For the Legacy fellowship, I will expand on Roth’s notion by using the smaller project room/gallery as a studio/research laboratory to further investigate and elaborate on the specific influential outside projects Roth mentions in her essay. I will also bring to light other performance pieces from that period that have been largely ignored or forgotten about, but nonetheless had a huge immediate influence on the creative culture here and ultimately abroad.
My proposal is odd in that its focus isn’t derived from the work and history of the local artist, but from the artist who was simply passing through. Much like the work that these individuals produced, their stay in Los Angeles was ephemeral. As a result, their pieces executed here remain in a form of art historical limbo because of their dislocation from the major art capitals of that time, like New York, London, or Paris. This is where the notion of site comes in and its importance in regards to the material and project. Throughout this whole process, I keep asking myself, what do we do with this work? Is it any less relevant because the artists weren’t from here? Is it truly a part of our history? If anything, the pieces by these “outsider” artists collectively amounted to a very impressive opening set of acts for the collective main events that would follow in the next decade from the local cognoscenti.

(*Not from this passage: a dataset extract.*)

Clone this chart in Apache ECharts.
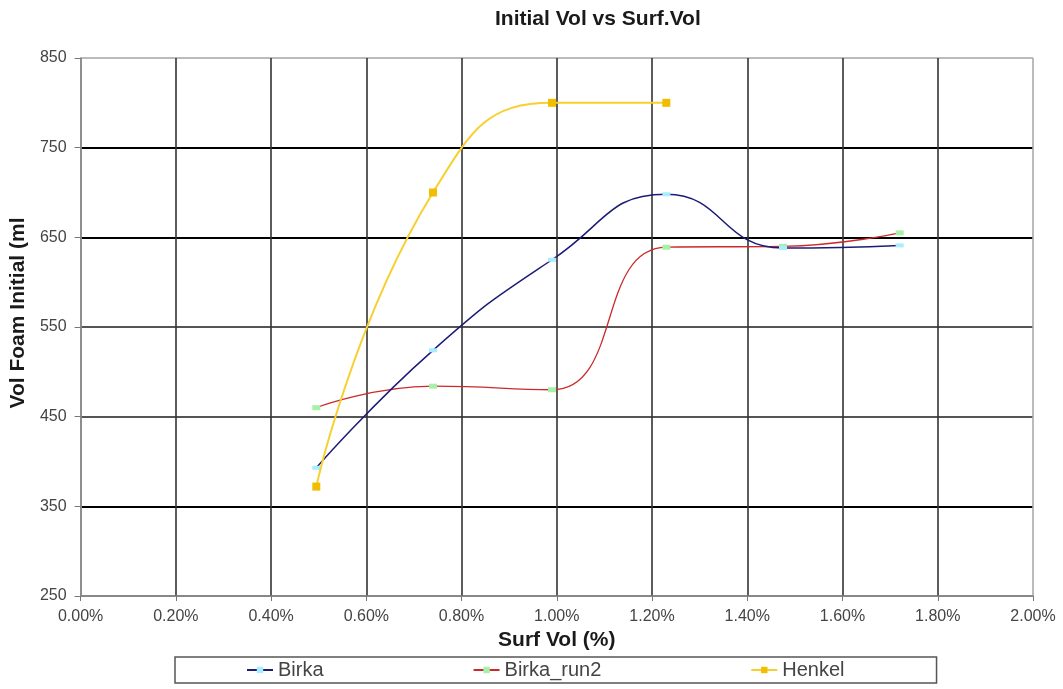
<!DOCTYPE html>
<html>
<head>
<meta charset="utf-8">
<title>Initial Vol vs Surf.Vol</title>
<script src="https://cdn.jsdelivr.net/npm/echarts@6/dist/echarts.min.js"></script>
<style>
  html, body { margin: 0; padding: 0; background: #fff; }
  #chart { width: 1063px; height: 689px; }
</style>
</head>
<body>
<div id="chart"></div>
<script>
// Surfactant volume (%) for each run
const surfVol = [0.495, 0.74, 0.99, 1.23, 1.475, 1.72];
// Initial foam volume (ml)
const birka = [393, 524, 625, 698, 638, 641];
const birkaRun2 = [460, 484, 480, 639, 640, 655];
const henkel = [372, 700, 800, 800];

const seriesNames = ['Birka', 'Birka_run2', 'Henkel'];

function pairs(xs, ys) {
  return ys.map((y, i) => [xs[i], y]);
}

const chart = echarts.init(document.getElementById('chart'), null, { renderer: 'canvas' });

const baseFont = 'Liberation Sans, Arial, sans-serif';

chart.setOption({
  animation: false,
  backgroundColor: '#ffffff',
  title: {
    text: 'Initial Vol vs Surf.Vol',
    left: 495,
    top: 9,
    padding: 0,
    textStyle: { fontFamily: baseFont, fontSize: 21, fontWeight: 'bold', color: '#1a1a1a' }
  },
  grid: { left: 79, right: 30, top: 58, bottom: 93, containLabel: false },
  legend: {
    data: seriesNames,
    left: 175,
    top: 657,
    orient: 'horizontal',
    padding: [3, 92, 3, 71],
    itemGap: 149,
    itemWidth: 26,
    itemHeight: 8,
    borderColor: '#555',
    borderWidth: 1.5,
    borderRadius: 0,
    textStyle: { fontFamily: baseFont, fontSize: 20, color: '#444' }
  },
  xAxis: {
    type: 'value',
    min: 0,
    max: 2,
    interval: 0.2,
    name: 'Surf Vol (%)',
    nameLocation: 'middle',
    nameGap: 30,
    nameTextStyle: { fontFamily: baseFont, fontSize: 21, fontWeight: 'bold', color: '#1a1a1a' },
    axisLine: { show: true, onZero: false, lineStyle: { color: '#888', width: 1.5 } },
    axisTick: { show: true, inside: false, length: 5, lineStyle: { color: '#777' } },
    axisLabel: {
      margin: 13,
      fontFamily: baseFont, fontSize: 16, color: '#444',
      formatter: v => Number(v).toFixed(2) + '%'
    },
    splitLine: {
      show: true,
      lineStyle: {
        color: ['#888', '#333', '#333', '#333', '#333', '#333', '#333', '#333', '#333', '#333', '#aaa'],
        width: 1.6
      }
    }
  },
  yAxis: {
    type: 'value',
    min: 250,
    max: 850,
    interval: 100,
    name: 'Vol Foam Initial (ml',
    nameLocation: 'middle',
    nameGap: 42,
    nameRotate: 90,
    nameTextStyle: {
      fontFamily: baseFont, fontSize: 21, fontWeight: 'bold', color: '#1a1a1a',
      padding: [0, 0, 0, 28]
    },
    axisLine: { show: true, onZero: false, lineStyle: { color: '#888', width: 1.5 } },
    axisTick: { show: true, inside: false, length: 6, lineStyle: { color: '#777' } },
    axisLabel: { margin: 14, fontFamily: baseFont, fontSize: 16, color: '#444' },
    splitLine: {
      show: true,
      lineStyle: {
        color: ['#888', '#000', '#555', '#555', '#000', '#000', '#bbb'],
        width: 1.8
      }
    }
  },
  series: [
    {
      name: seriesNames[0],
      type: 'line',
      smooth: 0.5,
      data: pairs(surfVol, birka),
      symbol: 'rect',
      symbolSize: [8, 4],
      itemStyle: { color: '#a8ecff' },
      lineStyle: { color: '#1c1c78', width: 1.5 },
      z: 3
    },
    {
      name: seriesNames[1],
      type: 'line',
      smooth: 0.5,
      data: pairs(surfVol, birkaRun2),
      symbol: 'rect',
      symbolSize: [8, 5],
      itemStyle: { color: '#a8f0a8' },
      lineStyle: { color: '#cc2a2a', width: 1.3 },
      z: 2
    },
    {
      name: seriesNames[2],
      type: 'line',
      smooth: 0.5,
      data: pairs(surfVol, henkel),
      symbol: 'rect',
      symbolSize: 8,
      itemStyle: { color: '#f2bc00' },
      lineStyle: { color: '#f7d030', width: 2 },
      z: 4
    }
  ]
});
</script>
</body>
</html>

My exhibition in the gallery will essentially be an ongoing visual “timeline” documenting these somewhat disparate projects. It will consist of primary and secondary source material that will include: ephemera, drawings, photocopies, photographic documentation, newspaper articles, maps, catalogs, transcribed interviews (my own and pre-existing), photographs (of locations where these performances originally took place), and audio and video components. The project will not be complete by the time of the opening, but will exist in a work-in-progress state that will allow me to continue my research throughout the duration of the show. This methodology will make the exhibition less of an exhibition and more of an ongoing intervention by a young artist trying to locate himself within this multi-layered framework. As a result of this, I will be on hand in the space consistently throughout the fellowship to engage with the viewer in an effort to share my findings on a one-to-one basis. While there, and because the smaller project room is more conducive to a studio environment, I will be working on my own pieces (both performance and object based) that will function as responses and reflections of the specific works and artists included in the show. This makes my proposal slightly performative in nature, yet set within the physical context of a constantly evolving, process-oriented installation.
About the Artist
Vincent Ramos was born in Santa Monica. He received his BFA from Otis College of Art and Design in 2002 and his MFA from the California Institute of the Arts in 2007. He has participated in numerous group exhibitions, most recently “All Time Greatest” at FOCA, Los Angeles (2009), “Post-American L.A.” at the 18th Street Art Center, Santa Monica (2009), and “NY/LA: Artists from New York and Los Angeles” at GBK Gallery, Sydney, Australia (2008). He had a solo exhibition entitled, “Motown Took Us There and Motown Brought Us Back” at Crisp London Los Angeles in 2008. He will participate in a two-person exhibition at Las Cienegas Projects in Los Angeles next spring and is currently in the process of curating a group exhibition entitled, “8/29/70” for the Vincent Price Art Museum at East Los Angeles College that will open in the fall of 2011. His work has been written about in X-TRA, Art Week, and the Los Angeles Times. Ramos is a 2010 recipient of the California Community Foundations Emerging Artist Fellowship. He was raised, lives and works in Venice. Visit www.vincent-ramos.com for more information.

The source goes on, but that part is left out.